物語を現実に

この現実世界が、ファンタジーのような感動にあふれた世界になりますように。

自分の感情が迷子になる人たち

 以前より自分の中の軸がない人の話や、自己肯定感のない人の話をしてきた。世の中には自分の中に軸がない人がとても多い。むしろない人のほうが多いのかもしれない。

 別段なくても生きていけるが、幸せ度は圧倒的に軸がある人のほうが高いとは思う。なので以前の記事で、どうやったら自分の軸ができるか、という話をしたと思う。

 しかし、最近子育てに悩む母親の皆様に携わる中で、自分の軸以前に自分がどういう気持ちでいるかがわからなくなっている人たちも少なくないことに気づいた。

 

 例えばみんなの前で怒られたとき、最初は屈辱だし恥だし怒りもあると思うが、そういったことが何度も起こりすぎてくると、自分の感情を感じなくすることで生き延びざるを得なくなる。そうして、元々覚えていた怒りや屈辱といった感情がわからなくなってしまう。代わりに、その何度も怒ってくる人に対する恐怖のみが勝り、怒られないために媚びたり、顔色を見て怯えて過ごすようになる。
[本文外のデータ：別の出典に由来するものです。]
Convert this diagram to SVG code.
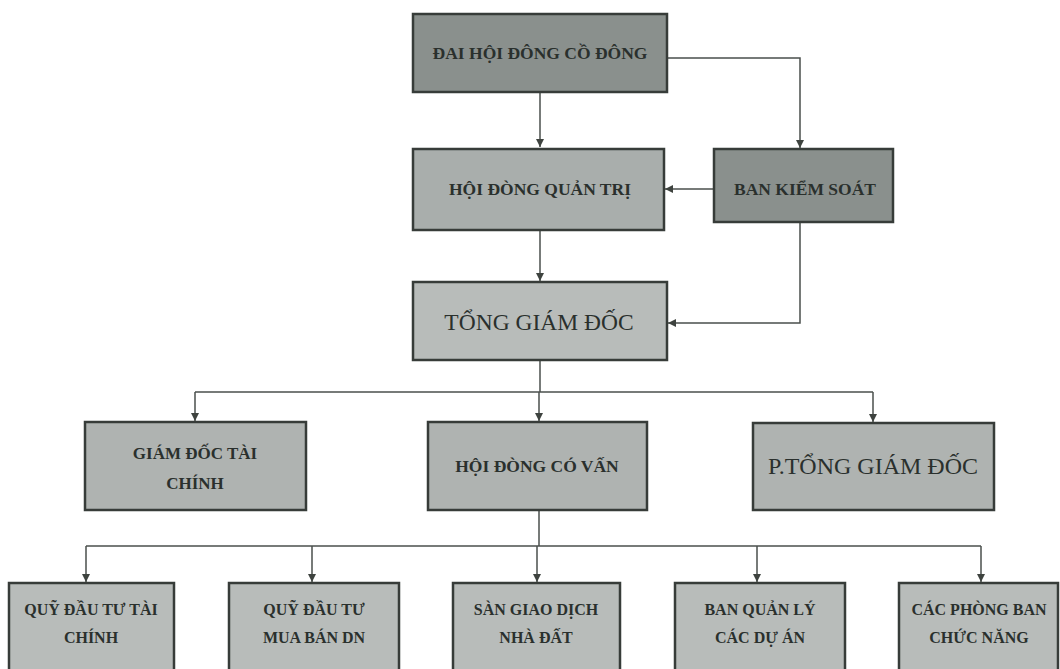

この図式が定着すると、色々なシーンで屈辱や怒りの感じ方を忘れ、ひたすら人の顔色を見て生きるようになったりする。

 このようにして自分の感情を麻痺することに慣れてしまうと、(本当は違う感情を覚えているにも関わらず)、自分がどういうふうに感じているのかがわからなくなってくる。

 自分がどういう時にうれしくて、自分がどういう時に悲しいのかがわからない。

 これは、例えばDVの夫やすごいパワハラの上司など、力や権力で上位となる人が近くにいて、その人にひたすらいじめられたり弾圧され続けたりすることで怒ることが多い。そんな上位の人の顔色を窺い、できるだけ怒られないようにのみ立ち回り、いじめてくる人の歓心を買うことだけを目的に毎日の生活をしていくことになる。重症になってくると、いじめてくる人が喜ぶことが自分の喜ぶことと錯覚するようになる。ストックホルム症候群も似たような状態だと思うが、こんな状態の人にもちょこちょこお会いする。

 

 以前よりこれらに対する解決策が全く見えていなかったのだが、最近いろんな経験をしていく中で一つ見えてきた。

 まずは、日常の色々印象に残ったことを、できるだけ具体的に、背景も交えて書き出す。そして後でそれを自分自身で、できればメンターと共に見返す。

 後で振り返ってみると、「なぜこういう反応をしたのだろう?」「この時私はどういう風に感じていたのだろう?」と考える余裕がある(リアルタイムではなかなかその余裕はないだろう)。そうやって、自分がその時どう感じていたのか、今はどう感じているか、と、自分の感情を丁寧に感じていくのだ。

 こうして麻痺させ、心の奥の奥にしまい、しまいには失くして迷子になっていた、でも確かに必ずある自分の感情を探しに行くのだ。

 これを繰り返していくことで、少なくとも自分の感情に徐々に気づけるようになってきた人を結構な人数見てきた。

 最重症例の第一歩として、日常の印象的な出来事を書きとめ、それを後で振り返る、というやり方は、まず自分の感情を感じるという意味で、とても有用なやり方と思われた。